[Rows from a dataset of charts and code]
───

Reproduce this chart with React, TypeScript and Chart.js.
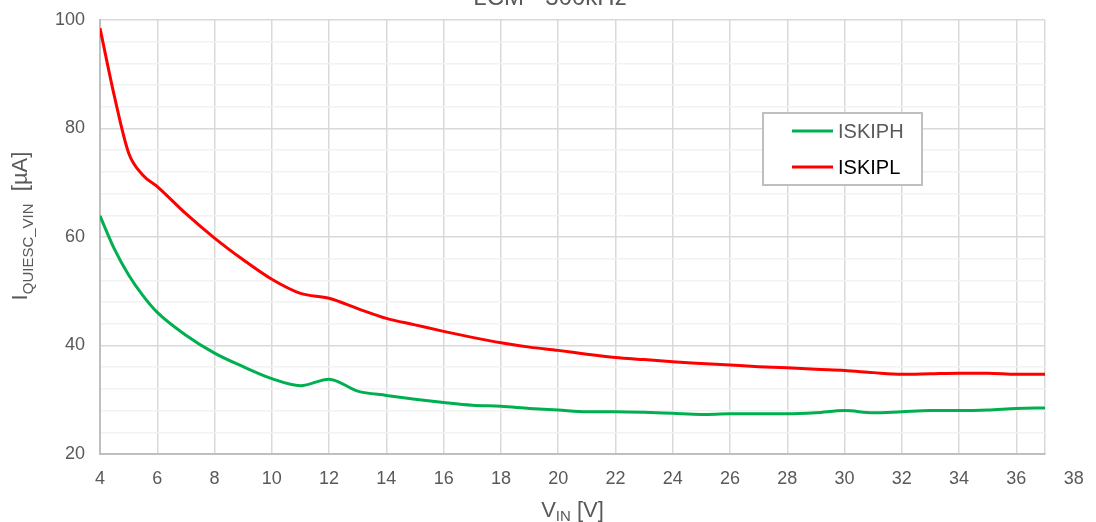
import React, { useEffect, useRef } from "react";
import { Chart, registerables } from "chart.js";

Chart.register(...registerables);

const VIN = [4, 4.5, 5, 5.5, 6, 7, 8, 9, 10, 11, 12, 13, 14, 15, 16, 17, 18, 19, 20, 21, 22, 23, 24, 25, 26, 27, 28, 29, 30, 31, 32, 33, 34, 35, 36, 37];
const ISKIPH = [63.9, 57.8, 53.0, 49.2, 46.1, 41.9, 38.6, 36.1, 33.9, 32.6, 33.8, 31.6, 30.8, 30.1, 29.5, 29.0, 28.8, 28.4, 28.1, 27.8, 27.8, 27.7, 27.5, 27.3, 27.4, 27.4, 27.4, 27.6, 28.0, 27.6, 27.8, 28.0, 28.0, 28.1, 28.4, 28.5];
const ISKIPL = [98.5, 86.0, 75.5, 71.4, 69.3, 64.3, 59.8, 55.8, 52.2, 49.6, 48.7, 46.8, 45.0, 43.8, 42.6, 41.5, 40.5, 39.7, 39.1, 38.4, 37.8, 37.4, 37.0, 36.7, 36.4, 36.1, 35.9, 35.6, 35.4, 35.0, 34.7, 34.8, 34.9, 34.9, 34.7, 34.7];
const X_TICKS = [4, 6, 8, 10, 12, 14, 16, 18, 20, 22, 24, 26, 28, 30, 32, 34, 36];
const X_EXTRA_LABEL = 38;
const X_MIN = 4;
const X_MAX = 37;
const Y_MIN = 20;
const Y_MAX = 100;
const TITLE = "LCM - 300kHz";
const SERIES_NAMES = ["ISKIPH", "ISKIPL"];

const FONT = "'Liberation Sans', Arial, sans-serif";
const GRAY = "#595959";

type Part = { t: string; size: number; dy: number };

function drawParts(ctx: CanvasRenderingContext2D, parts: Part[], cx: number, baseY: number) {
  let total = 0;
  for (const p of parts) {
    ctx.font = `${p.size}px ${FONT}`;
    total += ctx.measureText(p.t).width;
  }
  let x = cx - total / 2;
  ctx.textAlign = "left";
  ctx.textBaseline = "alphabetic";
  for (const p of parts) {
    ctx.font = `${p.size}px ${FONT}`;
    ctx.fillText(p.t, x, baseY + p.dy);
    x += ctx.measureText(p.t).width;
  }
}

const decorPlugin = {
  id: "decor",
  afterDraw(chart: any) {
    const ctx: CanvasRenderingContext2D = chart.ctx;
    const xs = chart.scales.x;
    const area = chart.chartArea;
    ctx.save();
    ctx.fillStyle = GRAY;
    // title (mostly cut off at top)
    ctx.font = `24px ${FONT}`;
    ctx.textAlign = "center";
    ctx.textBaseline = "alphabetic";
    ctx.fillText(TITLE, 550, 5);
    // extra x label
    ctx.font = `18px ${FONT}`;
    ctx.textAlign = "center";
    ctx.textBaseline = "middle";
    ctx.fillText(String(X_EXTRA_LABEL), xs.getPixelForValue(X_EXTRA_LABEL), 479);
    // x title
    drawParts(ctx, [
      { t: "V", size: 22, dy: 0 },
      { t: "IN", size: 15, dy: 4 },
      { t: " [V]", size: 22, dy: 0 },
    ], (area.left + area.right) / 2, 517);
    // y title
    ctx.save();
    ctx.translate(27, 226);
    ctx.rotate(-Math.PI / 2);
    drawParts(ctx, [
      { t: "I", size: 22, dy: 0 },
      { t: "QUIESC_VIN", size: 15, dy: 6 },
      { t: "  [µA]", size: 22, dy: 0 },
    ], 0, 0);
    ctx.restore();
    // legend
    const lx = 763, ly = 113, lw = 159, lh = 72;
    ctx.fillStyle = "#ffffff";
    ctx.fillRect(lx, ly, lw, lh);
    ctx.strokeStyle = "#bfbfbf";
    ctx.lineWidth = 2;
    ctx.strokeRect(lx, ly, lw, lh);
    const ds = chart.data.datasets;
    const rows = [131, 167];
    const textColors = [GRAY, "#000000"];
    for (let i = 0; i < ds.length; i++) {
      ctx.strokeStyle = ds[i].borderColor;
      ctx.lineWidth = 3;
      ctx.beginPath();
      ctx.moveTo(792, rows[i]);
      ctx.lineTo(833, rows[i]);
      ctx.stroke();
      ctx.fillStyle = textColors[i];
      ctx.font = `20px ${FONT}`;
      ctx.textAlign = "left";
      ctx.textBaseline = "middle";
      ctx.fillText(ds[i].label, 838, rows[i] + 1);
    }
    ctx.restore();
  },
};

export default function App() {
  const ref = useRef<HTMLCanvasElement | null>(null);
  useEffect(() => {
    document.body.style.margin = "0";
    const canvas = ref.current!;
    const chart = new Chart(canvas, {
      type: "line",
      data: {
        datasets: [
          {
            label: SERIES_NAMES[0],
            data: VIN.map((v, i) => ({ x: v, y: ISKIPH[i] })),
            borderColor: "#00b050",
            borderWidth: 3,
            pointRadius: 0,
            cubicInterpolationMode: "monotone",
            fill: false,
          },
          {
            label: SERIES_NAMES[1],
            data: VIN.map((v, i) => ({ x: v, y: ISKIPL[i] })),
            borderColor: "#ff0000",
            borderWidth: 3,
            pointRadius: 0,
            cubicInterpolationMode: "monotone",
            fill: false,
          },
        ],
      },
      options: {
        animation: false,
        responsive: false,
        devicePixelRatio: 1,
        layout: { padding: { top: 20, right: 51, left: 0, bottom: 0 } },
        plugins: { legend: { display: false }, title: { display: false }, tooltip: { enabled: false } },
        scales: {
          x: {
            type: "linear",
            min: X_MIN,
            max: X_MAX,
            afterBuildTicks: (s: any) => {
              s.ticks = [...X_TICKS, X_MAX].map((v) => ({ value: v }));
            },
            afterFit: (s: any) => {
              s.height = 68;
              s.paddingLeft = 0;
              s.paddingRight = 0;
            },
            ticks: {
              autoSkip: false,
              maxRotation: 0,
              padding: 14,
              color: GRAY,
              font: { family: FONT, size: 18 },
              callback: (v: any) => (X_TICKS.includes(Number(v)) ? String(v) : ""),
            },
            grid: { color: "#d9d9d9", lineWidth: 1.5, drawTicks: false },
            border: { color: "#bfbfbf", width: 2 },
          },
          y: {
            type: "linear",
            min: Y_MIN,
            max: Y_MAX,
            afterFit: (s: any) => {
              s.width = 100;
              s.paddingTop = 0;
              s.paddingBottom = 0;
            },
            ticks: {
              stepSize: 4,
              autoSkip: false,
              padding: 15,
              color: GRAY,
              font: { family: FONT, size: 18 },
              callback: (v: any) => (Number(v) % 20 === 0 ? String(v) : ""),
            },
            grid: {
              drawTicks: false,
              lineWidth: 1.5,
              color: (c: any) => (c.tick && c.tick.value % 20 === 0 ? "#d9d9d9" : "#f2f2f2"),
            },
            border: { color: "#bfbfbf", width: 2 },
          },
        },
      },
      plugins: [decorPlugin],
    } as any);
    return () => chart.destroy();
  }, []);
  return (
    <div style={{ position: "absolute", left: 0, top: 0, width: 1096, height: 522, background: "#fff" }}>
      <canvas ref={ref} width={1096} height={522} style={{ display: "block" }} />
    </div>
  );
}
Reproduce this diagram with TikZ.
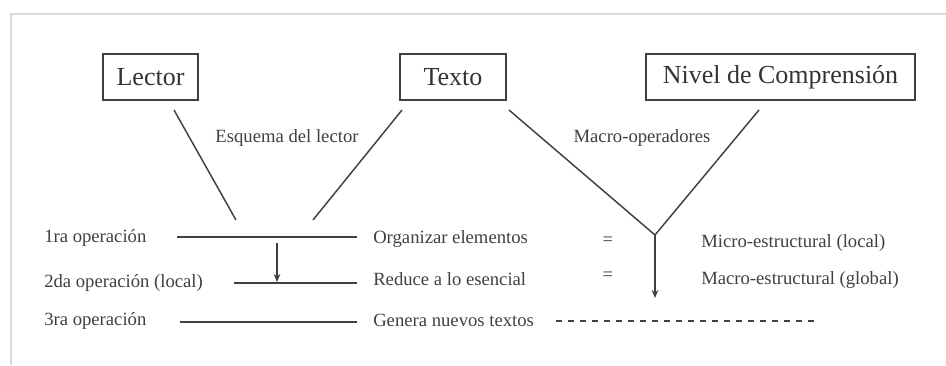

───

● **Set problem**:
Copy, word for word, the entries above from the first line to the line that holds "Chart.register(...registerables);". Drop the pictures.

● **Exercise output**:
Reproduce this chart with React, TypeScript and Chart.js.
import React, { useEffect, useRef } from "react";
import { Chart, registerables } from "chart.js";

Chart.register(...registerables);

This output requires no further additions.